Remix.run Logo
mxkopy 3 days ago

There’s a way to talk about this stuff already. LLMs can “think” counterfactually on continuous data, just like VAEs [0], and are able to interpolate smoothly between ‘concepts’ or projections of the input data. This is meaningless when the true input space isn’t actually smooth. It’s system I, shallow-nerve psychomotor reflex type of thinking.

What LLMs can’t do is “think” counterfactually on discrete data. This is stuff like counting or adding integers. We can do this very naturally because we can think discretely very naturally, but LLMs are bad at this sort of thing because the underlying assumption behind gradient descent is that everything has a gradient (i.e. is continuous). They need discrete rules to be “burned in” [1] since minor perturbations are possible for and can affect continuous-valued weights.

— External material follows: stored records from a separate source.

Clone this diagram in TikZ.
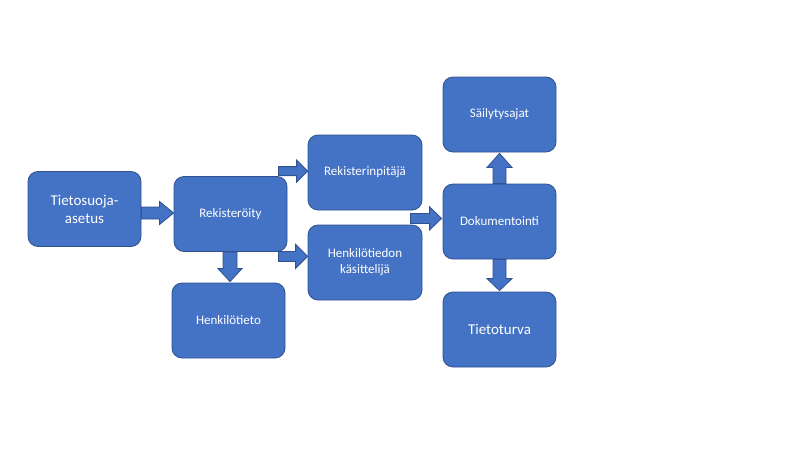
\documentclass[tikz,border=0pt]{standalone}
\usepackage{fontspec}
\setmainfont{Carlito}
\usetikzlibrary{calc}
\definecolor{boxblue}{HTML}{4472C4}
\definecolor{edgeblue}{HTML}{2F528F}
\tikzset{
  box/.style={draw=edgeblue, line width=0.8pt, fill=boxblue, rounded corners=10pt,
    minimum width=113pt, minimum height=75pt, inner sep=2pt, text=white,
    align=center, font=\fontsize{13}{16}\selectfont},
  bigtext/.style={font=\fontsize{15}{18}\selectfont},
  barrow/.style={draw=edgeblue, line width=0.8pt, fill=boxblue}
}
% horizontal rightward block arrow: start, end, shaft half, head half, head length
\newcommand\harrowx[5]{%
  \draw[barrow] let \p1=#1, \p2=#2 in
    (\x1,\y1+#3) -- (\x2-#5,\y1+#3) -- (\x2-#5,\y1+#4) -- (\x2,\y1) --
    (\x2-#5,\y1-#4) -- (\x2-#5,\y1-#3) -- (\x1,\y1-#3) -- cycle;}
% vertical block arrow: start, end, shaft half, head half, signed head offset
\newcommand\varrowx[5]{%
  \draw[barrow] let \p1=#1, \p2=#2 in
    (\x1+#3,\y1) -- (\x1+#3,\y2+#5) -- (\x1+#4,\y2+#5) -- (\x1,\y2) --
    (\x1-#4,\y2+#5) -- (\x1-#3,\y2+#5) -- (\x1-#3,\y1) -- cycle;}
\begin{document}
\begin{tikzpicture}[x=1pt,y=-1pt]
\useasboundingbox (0,0) rectangle (800,450);
\node[box,bigtext] (ts) at (84.5,209) {Tietosuoja-\\asetus};
\node[box] (rek) at (230.5,214) {Rekisteröity};
\node[box] (ht) at (228.5,320.5) {Henkilötieto};
\node[box,minimum width=114pt] (rp) at (365,172.5) {Rekisterinpitäjä};
\node[box,minimum width=114pt] (hk) at (365,262.5) {Henkilötiedon\\käsittelijä};
\node[box] (sa) at (499.5,114.5) {Säilytysajat};
\node[box] (dok) at (499.5,221.5) {Dokumentointi};
\node[box,bigtext] (tt) at (499.5,329.5) {Tietoturva};

\harrowx{($(ts.east)+(0,4)$)}{(rek.west)}{6pt}{11.5pt}{14pt}
\harrowx{($(rek.north east)+(-9,-5)$)}{(rp.west)}{4.5pt}{11pt}{11pt}
\harrowx{($(rek.south east)+(-9,4.5)$)}{(hk.west)}{5pt}{12pt}{12pt}
\varrowx{($(rek.south)+(-0.5,0)$)}{($(ht.north)+(0,-1)$)}{7pt}{12pt}{13pt}
\harrowx{($(rp.south east)+(-12,8)$)}{($(dok.west)+(-1,0)$)}{5pt}{11.5pt}{12pt}
\varrowx{(dok.north)}{($(sa.south)+(0,1)$)}{6.5pt}{12.5pt}{-14pt}
\varrowx{(dok.south)}{($(tt.north)+(0,-1)$)}{6.5pt}{12.5pt}{12pt}
\end{tikzpicture}
\end{document}
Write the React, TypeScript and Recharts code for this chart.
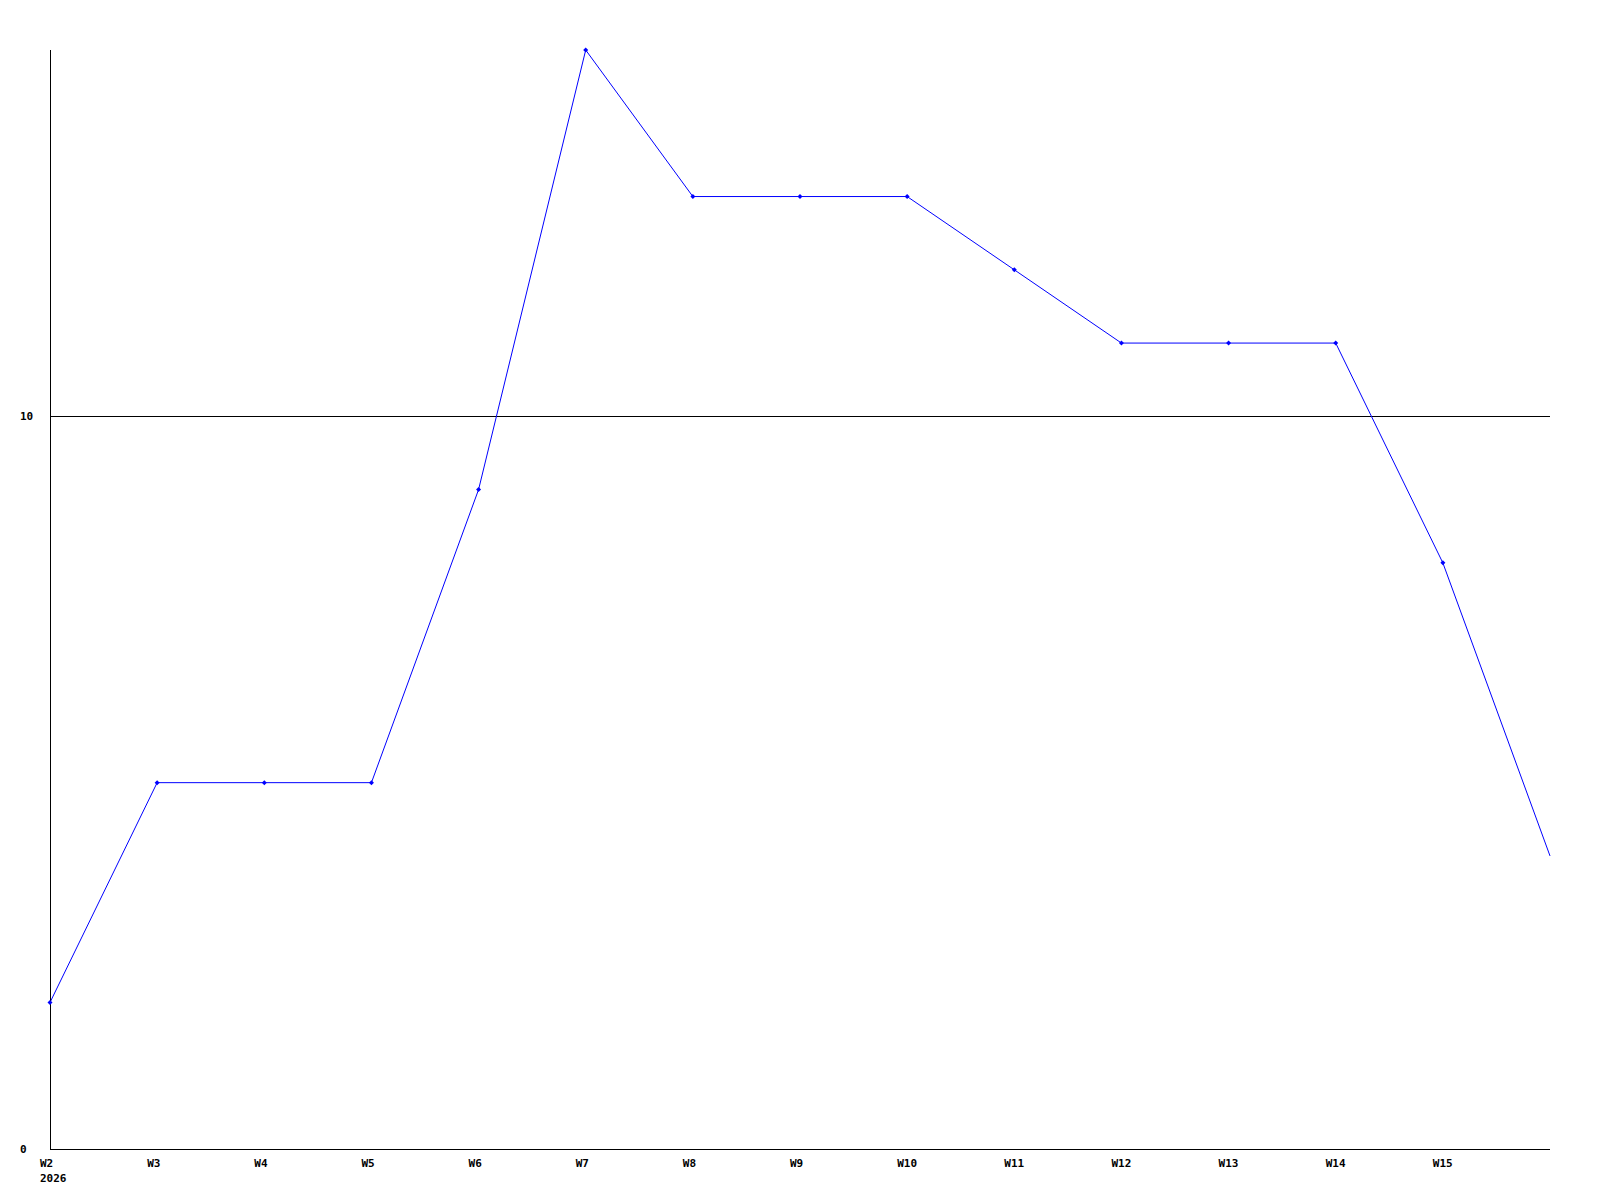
import { LineChart, Line, XAxis, YAxis, ReferenceLine } from 'recharts'

const weeks = ['W2', 'W3', 'W4', 'W5', 'W6', 'W7', 'W8', 'W9', 'W10', 'W11', 'W12', 'W13', 'W14', 'W15', 'W16']
const counts = [2, 5, 5, 5, 9, 15, 13, 13, 13, 12, 11, 11, 11, 8, 4]
const labels = ['W2', 'W3', 'W4', 'W5', 'W6', 'W7', 'W8', 'W9', 'W10', 'W11', 'W12', 'W13', 'W14', 'W15', '']
const yearLabel = '2026'
const yTicks = [0, 10]

const data = weeks.map((w, i) => ({ week: w, label: labels[i], value: counts[i] }))

const font = '"DejaVu Sans Mono", monospace'

const XTick = (props: any) => {
  const { x, y, index } = props
  const text = labels[index]
  if (!text) return null
  return (
    <g>
      <text x={x - 10} y={y + 10} textAnchor="start" fontFamily={font} fontWeight="bold" fontSize={11} fill="#000">{text}</text>
      {index === 0 && (
        <text x={x - 10} y={y + 25} textAnchor="start" fontFamily={font} fontWeight="bold" fontSize={11} fill="#000">{yearLabel}</text>
      )}
    </g>
  )
}

const YTick = (props: any) => {
  const { y, payload } = props
  return (
    <text x={20} y={y + 4} textAnchor="start" fontFamily={font} fontWeight="bold" fontSize={11} fill="#000">{payload.value}</text>
  )
}

const Diamond = (props: any) => {
  const { cx, cy, index } = props
  if (index === data.length - 1 || cx == null) return <g key={index} />
  return <polygon key={index} points={`${cx},${cy - 2.5} ${cx + 2.5},${cy} ${cx},${cy + 2.5} ${cx - 2.5},${cy}`} fill="#0000ff" />
}

export default function App() {
  return (
    <div style={{ position: 'absolute', left: 0, top: 0, background: '#fff' }}>
      <LineChart width={1600} height={1200} data={data} margin={{ top: 50, right: 50, bottom: 11, left: 0 }}>
        <XAxis dataKey="week" height={40} padding={{ left: 0, right: 0 }} interval={0}
          axisLine={{ stroke: '#000', shapeRendering: 'crispEdges' }} tickLine={false} tick={<XTick />} />
        <YAxis width={50} domain={[0, 15]} ticks={yTicks} axisLine={{ stroke: '#000', shapeRendering: 'crispEdges' }} tickLine={false} tick={<YTick />} />
        <ReferenceLine y={10} stroke="#000" strokeWidth={1} shapeRendering="crispEdges" />
        <Line type="linear" dataKey="value" stroke="#0000ff" strokeWidth={1} dot={<Diamond />} activeDot={false} isAnimationActive={false} />
      </LineChart>
    </div>
  )
}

You can replace “thinking” here with “information processing”. Does an LLM “think” any more or less than say, a computer solving TSP on a very large input? Seeing as we can reduce the former to the latter I wouldn’t say they’re really at all different. It seems like semantics to me.

In either case, counterfactual reasoning is good evidence of causal reasoning, which is typically one part of what we’d like AGI to be able to do (causal reasoning is deductive, the other part is inductive; this could be split into inference/training respectively but the holy grail is having these combined as zero-shot training). Regression is a basic form of counterfactual reasoning, and DL models are basically this. We don’t yet have a meaningful analogue for discrete/logic puzzley type of problems, and this is the area where I’d say that LLMs don’t “think”.

This is somewhat touched on in GEB and I suspect “Fluid Concepts and Creative Analogies” as well.

[0] https://human-interpretable-ai.github.io/assets/pdf/5_Genera...

[1] https://www.sciencedirect.com/science/article/pii/S089360802...